> Problem statement:
Copy out the listing that follows, exact in every word, and skip the images.

※ ※ ※

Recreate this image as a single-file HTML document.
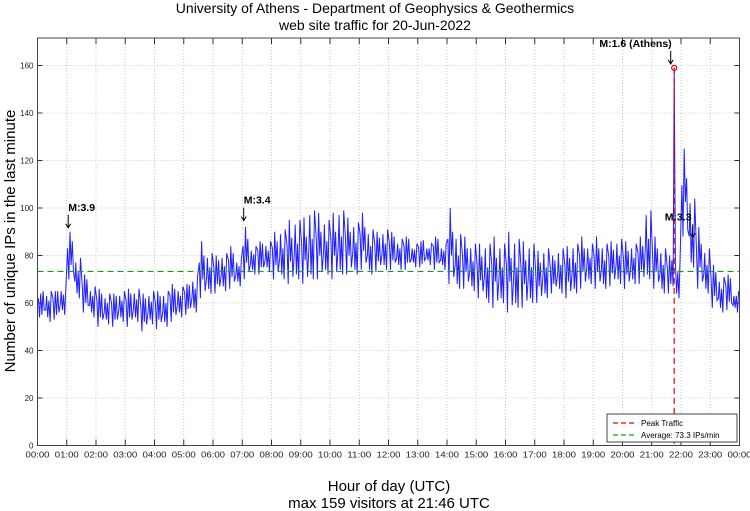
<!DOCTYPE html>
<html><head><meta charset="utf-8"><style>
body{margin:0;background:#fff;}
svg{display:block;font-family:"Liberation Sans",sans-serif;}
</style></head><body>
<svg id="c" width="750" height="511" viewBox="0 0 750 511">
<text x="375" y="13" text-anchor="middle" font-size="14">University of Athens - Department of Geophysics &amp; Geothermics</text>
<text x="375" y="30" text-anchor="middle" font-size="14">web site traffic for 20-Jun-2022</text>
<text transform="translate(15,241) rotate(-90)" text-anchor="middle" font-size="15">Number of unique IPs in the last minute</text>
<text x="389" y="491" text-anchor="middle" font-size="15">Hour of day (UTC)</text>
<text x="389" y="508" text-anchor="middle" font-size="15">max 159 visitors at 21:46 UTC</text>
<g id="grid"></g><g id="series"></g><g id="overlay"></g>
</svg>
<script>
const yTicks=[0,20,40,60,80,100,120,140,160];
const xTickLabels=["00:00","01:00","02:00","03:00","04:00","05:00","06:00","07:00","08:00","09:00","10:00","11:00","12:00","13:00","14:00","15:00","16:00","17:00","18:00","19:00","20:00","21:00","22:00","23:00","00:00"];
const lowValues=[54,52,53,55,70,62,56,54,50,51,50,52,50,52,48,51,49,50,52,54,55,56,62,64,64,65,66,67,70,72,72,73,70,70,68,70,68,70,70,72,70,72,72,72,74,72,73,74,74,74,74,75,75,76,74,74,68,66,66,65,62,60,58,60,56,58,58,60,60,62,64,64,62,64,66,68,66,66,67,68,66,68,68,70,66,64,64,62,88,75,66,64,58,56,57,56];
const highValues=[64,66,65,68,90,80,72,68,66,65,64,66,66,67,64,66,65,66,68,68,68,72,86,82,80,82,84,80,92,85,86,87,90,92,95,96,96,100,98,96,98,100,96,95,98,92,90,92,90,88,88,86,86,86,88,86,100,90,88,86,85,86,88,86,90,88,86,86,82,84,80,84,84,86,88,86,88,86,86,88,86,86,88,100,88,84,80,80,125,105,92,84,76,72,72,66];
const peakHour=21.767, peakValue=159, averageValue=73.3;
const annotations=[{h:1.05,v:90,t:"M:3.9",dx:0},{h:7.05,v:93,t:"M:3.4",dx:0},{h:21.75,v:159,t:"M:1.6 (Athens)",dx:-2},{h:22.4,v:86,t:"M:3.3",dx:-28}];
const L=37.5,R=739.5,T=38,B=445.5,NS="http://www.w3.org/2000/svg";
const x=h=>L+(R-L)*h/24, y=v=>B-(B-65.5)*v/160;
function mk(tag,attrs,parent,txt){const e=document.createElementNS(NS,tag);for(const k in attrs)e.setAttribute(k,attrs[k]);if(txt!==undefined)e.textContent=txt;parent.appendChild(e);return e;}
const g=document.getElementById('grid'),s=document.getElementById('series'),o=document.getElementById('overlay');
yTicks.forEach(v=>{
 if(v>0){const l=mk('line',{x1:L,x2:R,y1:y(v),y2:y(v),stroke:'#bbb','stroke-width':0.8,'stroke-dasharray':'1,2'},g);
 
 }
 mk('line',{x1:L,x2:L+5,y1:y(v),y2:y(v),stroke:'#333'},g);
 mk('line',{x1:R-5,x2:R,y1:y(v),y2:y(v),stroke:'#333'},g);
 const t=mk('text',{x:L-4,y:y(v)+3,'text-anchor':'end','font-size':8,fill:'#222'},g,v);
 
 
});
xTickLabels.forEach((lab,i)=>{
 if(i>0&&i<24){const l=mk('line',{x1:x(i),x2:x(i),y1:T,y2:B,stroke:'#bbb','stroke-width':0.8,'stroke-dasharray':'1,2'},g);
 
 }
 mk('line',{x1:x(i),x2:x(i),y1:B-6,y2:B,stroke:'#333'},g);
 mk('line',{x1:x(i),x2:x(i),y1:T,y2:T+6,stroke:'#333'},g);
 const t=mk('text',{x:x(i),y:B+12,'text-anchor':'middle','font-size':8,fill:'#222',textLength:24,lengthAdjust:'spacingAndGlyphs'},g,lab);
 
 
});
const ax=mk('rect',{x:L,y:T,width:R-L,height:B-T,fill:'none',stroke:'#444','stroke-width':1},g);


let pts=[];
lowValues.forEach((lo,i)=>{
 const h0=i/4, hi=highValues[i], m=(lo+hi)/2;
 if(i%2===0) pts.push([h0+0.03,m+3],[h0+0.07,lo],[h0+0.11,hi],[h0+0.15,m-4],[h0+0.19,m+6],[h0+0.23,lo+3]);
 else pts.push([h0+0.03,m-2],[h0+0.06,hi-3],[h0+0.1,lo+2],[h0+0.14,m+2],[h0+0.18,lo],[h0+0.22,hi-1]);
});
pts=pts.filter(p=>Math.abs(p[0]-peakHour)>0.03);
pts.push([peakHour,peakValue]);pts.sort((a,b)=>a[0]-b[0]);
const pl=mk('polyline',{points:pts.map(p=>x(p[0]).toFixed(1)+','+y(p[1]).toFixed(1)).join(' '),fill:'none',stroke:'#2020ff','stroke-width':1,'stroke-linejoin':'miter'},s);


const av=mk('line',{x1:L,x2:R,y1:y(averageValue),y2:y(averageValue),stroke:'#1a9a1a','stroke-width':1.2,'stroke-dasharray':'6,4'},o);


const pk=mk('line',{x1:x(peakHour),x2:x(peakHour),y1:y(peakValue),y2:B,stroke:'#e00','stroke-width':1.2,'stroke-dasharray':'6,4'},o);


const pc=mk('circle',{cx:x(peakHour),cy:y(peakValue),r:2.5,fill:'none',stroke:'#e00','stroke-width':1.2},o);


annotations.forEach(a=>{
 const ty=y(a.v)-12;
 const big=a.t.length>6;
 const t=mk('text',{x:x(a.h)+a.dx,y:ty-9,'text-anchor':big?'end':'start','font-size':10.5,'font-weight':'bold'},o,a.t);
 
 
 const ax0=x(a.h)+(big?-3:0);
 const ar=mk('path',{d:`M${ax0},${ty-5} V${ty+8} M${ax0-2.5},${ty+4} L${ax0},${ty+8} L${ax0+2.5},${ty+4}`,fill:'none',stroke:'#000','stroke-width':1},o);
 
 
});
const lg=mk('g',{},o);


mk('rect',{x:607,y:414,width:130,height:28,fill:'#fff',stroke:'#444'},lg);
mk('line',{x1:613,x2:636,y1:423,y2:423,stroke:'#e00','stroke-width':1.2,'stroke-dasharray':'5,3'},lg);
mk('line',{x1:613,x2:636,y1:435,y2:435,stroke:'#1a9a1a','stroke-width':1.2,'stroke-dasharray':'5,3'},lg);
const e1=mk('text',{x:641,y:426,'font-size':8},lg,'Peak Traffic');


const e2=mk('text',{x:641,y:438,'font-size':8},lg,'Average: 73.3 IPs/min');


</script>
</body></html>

※ ※ ※

> Response for this exercise:
Recreate this image as a single-file HTML document.
<!DOCTYPE html>
<html><head><meta charset="utf-8"><style>
body{margin:0;background:#fff;}
svg{display:block;font-family:"Liberation Sans",sans-serif;}
</style></head><body>
<svg id="c" width="750" height="511" viewBox="0 0 750 511">
<text x="375" y="13" text-anchor="middle" font-size="14">University of Athens - Department of Geophysics &amp; Geothermics</text>
<text x="375" y="30" text-anchor="middle" font-size="14">web site traffic for 20-Jun-2022</text>
<text transform="translate(15,241) rotate(-90)" text-anchor="middle" font-size="15">Number of unique IPs in the last minute</text>
<text x="389" y="491" text-anchor="middle" font-size="15">Hour of day (UTC)</text>
<text x="389" y="508" text-anchor="middle" font-size="15">max 159 visitors at 21:46 UTC</text>
<g id="grid"></g><g id="series"></g><g id="overlay"></g>
</svg>
<script>
const yTicks=[0,20,40,60,80,100,120,140,160];
const xTickLabels=["00:00","01:00","02:00","03:00","04:00","05:00","06:00","07:00","08:00","09:00","10:00","11:00","12:00","13:00","14:00","15:00","16:00","17:00","18:00","19:00","20:00","21:00","22:00","23:00","00:00"];
const lowValues=[54,52,53,55,70,62,56,54,50,51,50,52,50,52,48,51,49,50,52,54,55,56,62,64,64,65,66,67,70,72,72,73,70,70,68,70,68,70,70,72,70,72,72,72,74,72,73,74,74,74,74,75,75,76,74,74,68,66,66,65,62,60,58,60,56,58,58,60,60,62,64,64,62,64,66,68,66,66,67,68,66,68,68,70,66,64,64,62,88,75,66,64,58,56,57,56];
const highValues=[64,66,65,68,90,80,72,68,66,65,64,66,66,67,64,66,65,66,68,68,68,72,86,82,80,82,84,80,92,85,86,87,90,92,95,96,96,100,98,96,98,100,96,95,98,92,90,92,90,88,88,86,86,86,88,86,100,90,88,86,85,86,88,86,90,88,86,86,82,84,80,84,84,86,88,86,88,86,86,88,86,86,88,100,88,84,80,80,125,105,92,84,76,72,72,66];
const peakHour=21.767, peakValue=159, averageValue=73.3;
const annotations=[{h:1.05,v:90,t:"M:3.9",dx:0},{h:7.05,v:93,t:"M:3.4",dx:0},{h:21.75,v:159,t:"M:1.6 (Athens)",dx:-2},{h:22.4,v:86,t:"M:3.3",dx:-28}];
const L=37.5,R=739.5,T=38,B=445.5,NS="http://www.w3.org/2000/svg";
const x=h=>L+(R-L)*h/24, y=v=>B-(B-65.5)*v/160;
function mk(tag,attrs,parent,txt){const e=document.createElementNS(NS,tag);for(const k in attrs)e.setAttribute(k,attrs[k]);if(txt!==undefined)e.textContent=txt;parent.appendChild(e);return e;}
const g=document.getElementById('grid'),s=document.getElementById('series'),o=document.getElementById('overlay');
yTicks.forEach(v=>{
 if(v>0){const l=mk('line',{x1:L,x2:R,y1:y(v),y2:y(v),stroke:'#bbb','stroke-width':0.8,'stroke-dasharray':'1,2'},g);
 
 }
 mk('line',{x1:L,x2:L+5,y1:y(v),y2:y(v),stroke:'#333'},g);
 mk('line',{x1:R-5,x2:R,y1:y(v),y2:y(v),stroke:'#333'},g);
 const t=mk('text',{x:L-4,y:y(v)+3,'text-anchor':'end','font-size':8,fill:'#222'},g,v);
 
 
});
xTickLabels.forEach((lab,i)=>{
 if(i>0&&i<24){const l=mk('line',{x1:x(i),x2:x(i),y1:T,y2:B,stroke:'#bbb','stroke-width':0.8,'stroke-dasharray':'1,2'},g);
 
 }
 mk('line',{x1:x(i),x2:x(i),y1:B-6,y2:B,stroke:'#333'},g);
 mk('line',{x1:x(i),x2:x(i),y1:T,y2:T+6,stroke:'#333'},g);
 const t=mk('text',{x:x(i),y:B+12,'text-anchor':'middle','font-size':8,fill:'#222',textLength:24,lengthAdjust:'spacingAndGlyphs'},g,lab);
 
 
});
const ax=mk('rect',{x:L,y:T,width:R-L,height:B-T,fill:'none',stroke:'#444','stroke-width':1},g);


let pts=[];
lowValues.forEach((lo,i)=>{
 const h0=i/4, hi=highValues[i], m=(lo+hi)/2;
 if(i%2===0) pts.push([h0+0.03,m+3],[h0+0.07,lo],[h0+0.11,hi],[h0+0.15,m-4],[h0+0.19,m+6],[h0+0.23,lo+3]);
 else pts.push([h0+0.03,m-2],[h0+0.06,hi-3],[h0+0.1,lo+2],[h0+0.14,m+2],[h0+0.18,lo],[h0+0.22,hi-1]);
});
pts=pts.filter(p=>Math.abs(p[0]-peakHour)>0.03);
pts.push([peakHour,peakValue]);pts.sort((a,b)=>a[0]-b[0]);
const pl=mk('polyline',{points:pts.map(p=>x(p[0]).toFixed(1)+','+y(p[1]).toFixed(1)).join(' '),fill:'none',stroke:'#2020ff','stroke-width':1,'stroke-linejoin':'miter'},s);


const av=mk('line',{x1:L,x2:R,y1:y(averageValue),y2:y(averageValue),stroke:'#1a9a1a','stroke-width':1.2,'stroke-dasharray':'6,4'},o);


const pk=mk('line',{x1:x(peakHour),x2:x(peakHour),y1:y(peakValue),y2:B,stroke:'#e00','stroke-width':1.2,'stroke-dasharray':'6,4'},o);


const pc=mk('circle',{cx:x(peakHour),cy:y(peakValue),r:2.5,fill:'none',stroke:'#e00','stroke-width':1.2},o);


annotations.forEach(a=>{
 const ty=y(a.v)-12;
 const big=a.t.length>6;
 const t=mk('text',{x:x(a.h)+a.dx,y:ty-9,'text-anchor':big?'end':'start','font-size':10.5,'font-weight':'bold'},o,a.t);
 
 
 const ax0=x(a.h)+(big?-3:0);
 const ar=mk('path',{d:`M${ax0},${ty-5} V${ty+8} M${ax0-2.5},${ty+4} L${ax0},${ty+8} L${ax0+2.5},${ty+4}`,fill:'none',stroke:'#000','stroke-width':1},o);
 
 
});
const lg=mk('g',{},o);


mk('rect',{x:607,y:414,width:130,height:28,fill:'#fff',stroke:'#444'},lg);
mk('line',{x1:613,x2:636,y1:423,y2:423,stroke:'#e00','stroke-width':1.2,'stroke-dasharray':'5,3'},lg);
mk('line',{x1:613,x2:636,y1:435,y2:435,stroke:'#1a9a1a','stroke-width':1.2,'stroke-dasharray':'5,3'},lg);
const e1=mk('text',{x:641,y:426,'font-size':8},lg,'Peak Traffic');


const e2=mk('text',{x:641,y:438,'font-size':8},lg,'Average: 73.3 IPs/min');


</script>
</body></html>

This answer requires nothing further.